Years of budget cuts hamper monitoring of Alaska earthquakes, including Monday’s

Field engineer Scott Dalton adjusts a radio communications link at a seismic station south of Cantwell. (Photo by Ian Dickson/Alaska Earthquake Center)

Alaska seismologists say continuing budget cuts are affecting their ability to quickly detect and pinpoint earthquakes.

Listen now

Helena Buurman of the Alaska Earthquake Center testified on Saturday before the House Finance Committee’s subcommittee on the University of Alaska’s budget.

Buurman said they have a fundamental government responsibility to protect lives and property. But she said four years of state budget cuts have affected their ability to maintain their seismic monitoring network.

“In August of last year, we suspended most field maintenance of the state’s monitoring network,” Burrman said. “As a result, more than a quarter of our monitoring stations are offline as of today. With the seismic network deteriorating rapidly, an earthquake occurring right now will take longer to detect, longer to assess, and we will do a poorer job.”

Buurman testified just two days before a pair of magnitude 6 earthquakes on Monday morning woke up Southeast Alaska residents and caused minor damage in Whitehorse. She explained to lawmakers how their information is important for drafting building codes, setting insurance rates, mapping tsunami evacuation zones, and for engineers as they design every piece of infrastructure or construction project in the state.

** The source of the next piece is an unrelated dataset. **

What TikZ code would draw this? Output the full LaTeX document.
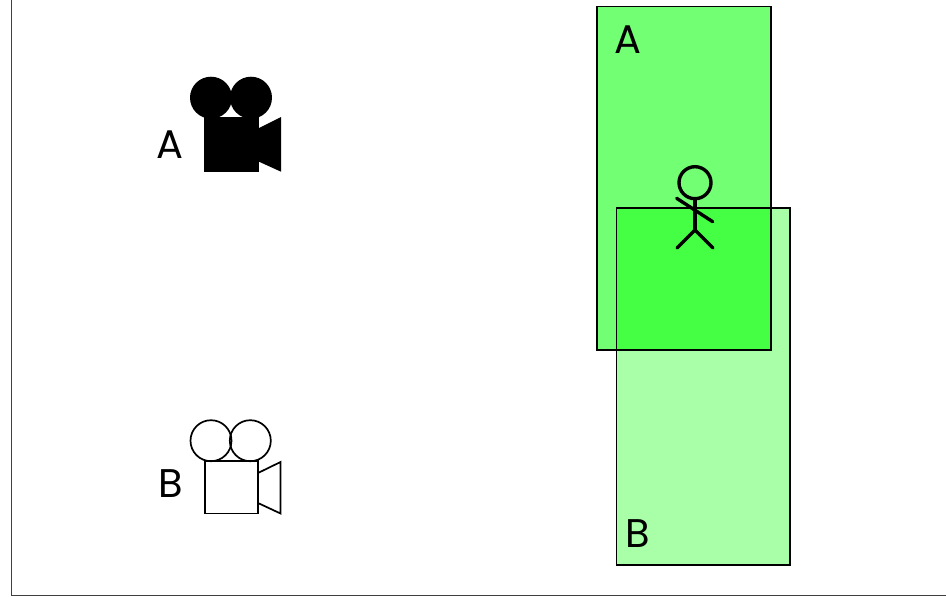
\documentclass[tikz,border=0pt]{standalone}
\usepackage{fontspec}
\setmainfont{Poppins}
\definecolor{greenA}{HTML}{73FF73}
\definecolor{greenB}{HTML}{A8FFA8}
\definecolor{greenAB}{HTML}{45FF45}
\tikzset{
  px/.style={x=1pt,y=-1pt},
  lab/.style={inner sep=0pt,font=\fontsize{40}{40}\selectfont},
  frameline/.style={draw=black!75,line width=1.1pt},
  thin outline/.style={draw=black,line width=1.7pt},
  stick/.style={draw=black,line width=3.4pt,line cap=round}
}
\begin{document}
\begin{tikzpicture}[px]
\useasboundingbox (0,0) rectangle (946,597);
% frame
\draw[frameline] (11.5,0) -- (11.5,595.5) -- (946,595.5);
% fields of view
\fill[greenA] (597,6.5) rectangle (771,350);
\fill[greenB] (616.5,208) rectangle (790,565);
\fill[greenAB] (616.5,208) rectangle (771,350);
\draw[thin outline] (597,6.5) rectangle (771,350);
\draw[thin outline] (616.5,208) rectangle (790,565);
\node[lab] (fa) at (628,40) {A};
\node[lab] (fb) at (638,534) {B};
% person
\draw[stick] (695,182.7) circle (16);
\draw[stick] (695,199) -- (695,230);
\draw[stick] (677,248) -- (695,230) -- (713,248);
\draw[stick] (676.7,198.3) -- (712.7,221.7);
% camera A
\node[lab] (ca) at (170,144.5) {A};
\fill (211,97.7) circle (21);
\fill (251,97.7) circle (21);
\fill (204,117) rectangle (259,172);
\fill (259,128) -- (281,117) -- (281,171.7) -- (259,161.7) -- cycle;
% camera B
\node[lab] (cb) at (170.5,484) {B};
\draw[thin outline] (211,440.7) circle (20.5);
\draw[thin outline] (250.3,440.7) circle (20.5);
\draw[thin outline] (205,461) rectangle (258,513.5);
\draw[thin outline] (258,473) -- (280.5,462) -- (280.5,513.5) -- (258,503);
\end{tikzpicture}
\end{document}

In a phone interview later, Buurman explained how they have 150 seismic monitoring stations located in mostly remote areas around the state. The more stations that are placed around a fault line, the better the speed and accuracy in determining an earthquake’s location and magnitude.

“There is a seismometer which we dig into the ground and is buried below ground,” Buurman said. “And then we usually have some sort of hut or structure that holds all the rest of the equipment, and that includes a large bank of batteries to keep the power running. There are solar panels on the side of the hut to keep the batteries charged, and radio communications equipment to transmit the data 24/7.”

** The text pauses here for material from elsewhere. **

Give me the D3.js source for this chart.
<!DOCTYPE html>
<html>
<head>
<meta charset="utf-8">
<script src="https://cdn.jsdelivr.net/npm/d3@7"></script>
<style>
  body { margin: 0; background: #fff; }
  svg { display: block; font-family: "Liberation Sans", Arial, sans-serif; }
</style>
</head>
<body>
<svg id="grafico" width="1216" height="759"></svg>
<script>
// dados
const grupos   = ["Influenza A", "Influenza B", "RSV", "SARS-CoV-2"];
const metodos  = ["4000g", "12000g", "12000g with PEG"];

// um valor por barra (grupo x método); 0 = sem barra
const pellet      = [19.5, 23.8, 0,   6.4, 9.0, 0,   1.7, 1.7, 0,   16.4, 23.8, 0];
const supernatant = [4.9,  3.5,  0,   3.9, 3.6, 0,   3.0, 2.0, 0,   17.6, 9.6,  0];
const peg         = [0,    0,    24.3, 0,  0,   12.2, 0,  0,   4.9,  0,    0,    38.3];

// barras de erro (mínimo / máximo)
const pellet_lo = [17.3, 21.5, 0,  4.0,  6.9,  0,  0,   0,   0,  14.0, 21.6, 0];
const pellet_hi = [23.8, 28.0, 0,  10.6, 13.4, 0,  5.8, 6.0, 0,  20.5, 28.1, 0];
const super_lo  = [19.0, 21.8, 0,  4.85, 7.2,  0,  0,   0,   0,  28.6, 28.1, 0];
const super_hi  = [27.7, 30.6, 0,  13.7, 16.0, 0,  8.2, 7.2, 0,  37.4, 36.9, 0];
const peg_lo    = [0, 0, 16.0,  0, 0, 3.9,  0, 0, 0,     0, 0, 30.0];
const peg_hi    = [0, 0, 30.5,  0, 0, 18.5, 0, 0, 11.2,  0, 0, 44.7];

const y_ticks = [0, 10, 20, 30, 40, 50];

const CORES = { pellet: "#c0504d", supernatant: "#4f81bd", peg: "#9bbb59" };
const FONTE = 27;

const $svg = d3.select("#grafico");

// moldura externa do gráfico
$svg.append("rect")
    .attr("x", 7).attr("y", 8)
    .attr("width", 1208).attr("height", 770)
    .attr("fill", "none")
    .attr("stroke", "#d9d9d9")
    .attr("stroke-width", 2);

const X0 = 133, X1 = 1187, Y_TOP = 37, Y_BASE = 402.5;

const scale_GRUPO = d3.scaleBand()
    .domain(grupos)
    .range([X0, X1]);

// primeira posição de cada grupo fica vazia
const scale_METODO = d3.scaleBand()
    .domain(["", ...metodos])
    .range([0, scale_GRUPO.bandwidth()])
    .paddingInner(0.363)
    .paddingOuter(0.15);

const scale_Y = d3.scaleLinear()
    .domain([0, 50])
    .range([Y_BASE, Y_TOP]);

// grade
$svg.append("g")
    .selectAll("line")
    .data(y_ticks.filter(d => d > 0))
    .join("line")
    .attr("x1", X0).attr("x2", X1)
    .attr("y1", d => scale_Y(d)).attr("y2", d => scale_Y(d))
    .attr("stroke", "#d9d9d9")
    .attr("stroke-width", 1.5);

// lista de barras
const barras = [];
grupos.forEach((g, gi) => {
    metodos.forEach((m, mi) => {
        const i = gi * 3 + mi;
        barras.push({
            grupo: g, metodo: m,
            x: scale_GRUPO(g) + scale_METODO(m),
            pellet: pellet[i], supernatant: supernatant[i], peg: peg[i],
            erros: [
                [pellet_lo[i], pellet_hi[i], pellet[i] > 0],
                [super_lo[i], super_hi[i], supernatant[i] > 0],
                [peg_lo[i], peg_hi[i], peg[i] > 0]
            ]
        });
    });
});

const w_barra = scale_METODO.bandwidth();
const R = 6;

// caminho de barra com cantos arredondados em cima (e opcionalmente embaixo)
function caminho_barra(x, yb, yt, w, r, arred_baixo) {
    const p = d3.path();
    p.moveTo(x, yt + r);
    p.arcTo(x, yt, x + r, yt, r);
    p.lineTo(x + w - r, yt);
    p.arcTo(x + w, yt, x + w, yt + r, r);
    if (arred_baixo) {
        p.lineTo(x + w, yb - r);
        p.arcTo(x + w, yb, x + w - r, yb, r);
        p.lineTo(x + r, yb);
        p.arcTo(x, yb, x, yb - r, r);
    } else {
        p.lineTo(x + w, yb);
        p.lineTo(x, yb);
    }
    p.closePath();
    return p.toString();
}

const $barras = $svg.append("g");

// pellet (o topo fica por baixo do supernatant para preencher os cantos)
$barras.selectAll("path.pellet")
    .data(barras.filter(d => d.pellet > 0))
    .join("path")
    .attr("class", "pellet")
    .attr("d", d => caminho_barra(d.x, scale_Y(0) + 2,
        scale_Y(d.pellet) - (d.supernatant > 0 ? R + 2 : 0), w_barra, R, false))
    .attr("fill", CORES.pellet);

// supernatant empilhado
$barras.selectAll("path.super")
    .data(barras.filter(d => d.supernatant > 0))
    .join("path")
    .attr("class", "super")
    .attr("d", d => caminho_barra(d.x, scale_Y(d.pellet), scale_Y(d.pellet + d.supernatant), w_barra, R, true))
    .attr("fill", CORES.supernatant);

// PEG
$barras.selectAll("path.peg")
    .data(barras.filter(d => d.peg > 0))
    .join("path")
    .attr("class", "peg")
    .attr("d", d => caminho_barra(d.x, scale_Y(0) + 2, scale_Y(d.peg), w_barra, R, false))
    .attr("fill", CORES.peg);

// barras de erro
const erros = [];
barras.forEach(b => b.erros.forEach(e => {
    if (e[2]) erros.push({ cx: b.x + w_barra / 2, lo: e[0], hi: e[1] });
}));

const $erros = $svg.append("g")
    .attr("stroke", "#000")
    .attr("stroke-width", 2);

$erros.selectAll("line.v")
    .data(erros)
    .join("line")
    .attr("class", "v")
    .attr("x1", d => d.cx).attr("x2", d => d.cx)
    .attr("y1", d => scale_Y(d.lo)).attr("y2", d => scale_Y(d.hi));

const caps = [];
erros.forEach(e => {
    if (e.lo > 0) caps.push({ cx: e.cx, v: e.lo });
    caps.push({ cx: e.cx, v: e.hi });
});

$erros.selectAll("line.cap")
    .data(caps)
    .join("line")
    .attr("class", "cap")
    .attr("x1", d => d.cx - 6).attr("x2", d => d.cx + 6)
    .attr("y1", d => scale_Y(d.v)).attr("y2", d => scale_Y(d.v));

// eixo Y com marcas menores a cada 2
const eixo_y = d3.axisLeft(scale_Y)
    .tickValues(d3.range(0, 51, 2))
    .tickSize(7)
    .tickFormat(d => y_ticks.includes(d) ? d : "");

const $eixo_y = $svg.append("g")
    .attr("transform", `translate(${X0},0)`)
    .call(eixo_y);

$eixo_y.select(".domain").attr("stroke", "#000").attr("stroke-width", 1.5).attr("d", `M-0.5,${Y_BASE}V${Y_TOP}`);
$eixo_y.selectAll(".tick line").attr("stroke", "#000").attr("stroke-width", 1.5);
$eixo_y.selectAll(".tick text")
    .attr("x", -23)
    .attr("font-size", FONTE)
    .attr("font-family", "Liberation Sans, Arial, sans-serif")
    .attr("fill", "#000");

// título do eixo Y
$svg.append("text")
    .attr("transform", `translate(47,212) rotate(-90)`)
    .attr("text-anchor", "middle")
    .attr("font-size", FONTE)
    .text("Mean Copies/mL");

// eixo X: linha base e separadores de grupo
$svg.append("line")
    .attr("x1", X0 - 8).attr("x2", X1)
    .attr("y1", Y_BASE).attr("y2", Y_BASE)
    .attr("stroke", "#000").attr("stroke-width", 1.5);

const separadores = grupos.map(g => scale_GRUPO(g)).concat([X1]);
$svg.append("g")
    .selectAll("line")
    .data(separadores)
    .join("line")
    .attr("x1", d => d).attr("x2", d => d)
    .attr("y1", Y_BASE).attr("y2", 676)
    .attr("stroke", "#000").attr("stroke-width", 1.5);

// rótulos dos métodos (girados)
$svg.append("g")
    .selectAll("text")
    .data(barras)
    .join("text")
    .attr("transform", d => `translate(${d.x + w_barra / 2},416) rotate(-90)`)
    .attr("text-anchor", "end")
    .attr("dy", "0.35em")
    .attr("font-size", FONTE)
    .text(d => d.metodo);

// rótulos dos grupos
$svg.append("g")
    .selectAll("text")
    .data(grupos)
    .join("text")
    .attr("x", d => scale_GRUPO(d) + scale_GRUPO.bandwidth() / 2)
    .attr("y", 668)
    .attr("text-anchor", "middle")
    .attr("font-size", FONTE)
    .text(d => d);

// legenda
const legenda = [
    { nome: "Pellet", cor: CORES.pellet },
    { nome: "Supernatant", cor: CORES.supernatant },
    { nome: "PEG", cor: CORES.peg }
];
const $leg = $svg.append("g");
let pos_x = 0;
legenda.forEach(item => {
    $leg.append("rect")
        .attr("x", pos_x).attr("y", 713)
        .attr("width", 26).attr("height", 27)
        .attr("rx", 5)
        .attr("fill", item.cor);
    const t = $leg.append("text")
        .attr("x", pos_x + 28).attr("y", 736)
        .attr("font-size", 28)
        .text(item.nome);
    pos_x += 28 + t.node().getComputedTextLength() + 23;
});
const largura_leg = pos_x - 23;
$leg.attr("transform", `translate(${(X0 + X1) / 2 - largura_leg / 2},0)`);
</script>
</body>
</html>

Buurman said about 40 of the 150 stations are currently offline.

Some of the common malfunctions include wildlife getting into the huts and chewing on the cables and equipment. Snow can cover the solar panels, which can prevent station batteries from recharging. Part of the communications network can also break down and prevent data from being passed on from a group of nearby operating stations.

Some of the bigger outages include the southern end of Kodiak Island and north of Yakutat.

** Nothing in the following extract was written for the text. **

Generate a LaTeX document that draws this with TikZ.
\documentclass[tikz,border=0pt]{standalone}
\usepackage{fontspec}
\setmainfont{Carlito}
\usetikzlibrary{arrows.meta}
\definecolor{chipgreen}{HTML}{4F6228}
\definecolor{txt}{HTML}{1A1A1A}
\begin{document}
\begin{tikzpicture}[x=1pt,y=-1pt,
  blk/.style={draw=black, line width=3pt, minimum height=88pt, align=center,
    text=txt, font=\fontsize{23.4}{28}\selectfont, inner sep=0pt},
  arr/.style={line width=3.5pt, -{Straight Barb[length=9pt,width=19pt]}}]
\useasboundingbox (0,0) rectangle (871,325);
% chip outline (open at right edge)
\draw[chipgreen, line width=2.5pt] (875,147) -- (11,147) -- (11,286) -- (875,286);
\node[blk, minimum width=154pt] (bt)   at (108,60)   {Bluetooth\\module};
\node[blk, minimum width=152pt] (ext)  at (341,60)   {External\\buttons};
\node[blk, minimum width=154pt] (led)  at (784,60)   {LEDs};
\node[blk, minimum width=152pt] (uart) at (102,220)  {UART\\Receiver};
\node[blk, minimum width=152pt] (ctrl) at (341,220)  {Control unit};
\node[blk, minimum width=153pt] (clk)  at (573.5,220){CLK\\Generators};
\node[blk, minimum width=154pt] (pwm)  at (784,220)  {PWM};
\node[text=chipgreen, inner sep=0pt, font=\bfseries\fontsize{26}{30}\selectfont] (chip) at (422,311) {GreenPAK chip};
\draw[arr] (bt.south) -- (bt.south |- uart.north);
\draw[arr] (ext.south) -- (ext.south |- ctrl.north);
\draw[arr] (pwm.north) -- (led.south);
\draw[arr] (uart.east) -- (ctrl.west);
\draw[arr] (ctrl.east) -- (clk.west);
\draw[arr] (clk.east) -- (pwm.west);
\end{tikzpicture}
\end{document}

Buurman wrote to North Pole Rep. Tammie Wilson that it took 30 minutes to update state emergency officials after Monday’s earthquakes. She writes that the national standard is 10 minutes.

Technicians service a remote seismic station in the Wrangell-St.Elias region. (Photo by Dara Merz/Alaska Earthquake Center)

State seismologist Michael West said the Alaska Earthquake Center gets almost a third of its $2.5 million funding from the state, a third from the federal government and a third from private corporations for specific projects like monitoring a hydroelectric dam or the trans-Alaska Pipeline.

West said state dollars actually serve as seed funding that leverage federal dollars, which have also been declining. He said only $588,000 may be appropriated by state lawmakers this year, down from $800,000 before 2014.

Both the House and Senate have passed their own versions of the state operating budget, but the Senate has delayed negotiations over resolving differences in the bill.

West is hopeful that Alaska’s Congressional delegation will be able to appropriate additional federal funds.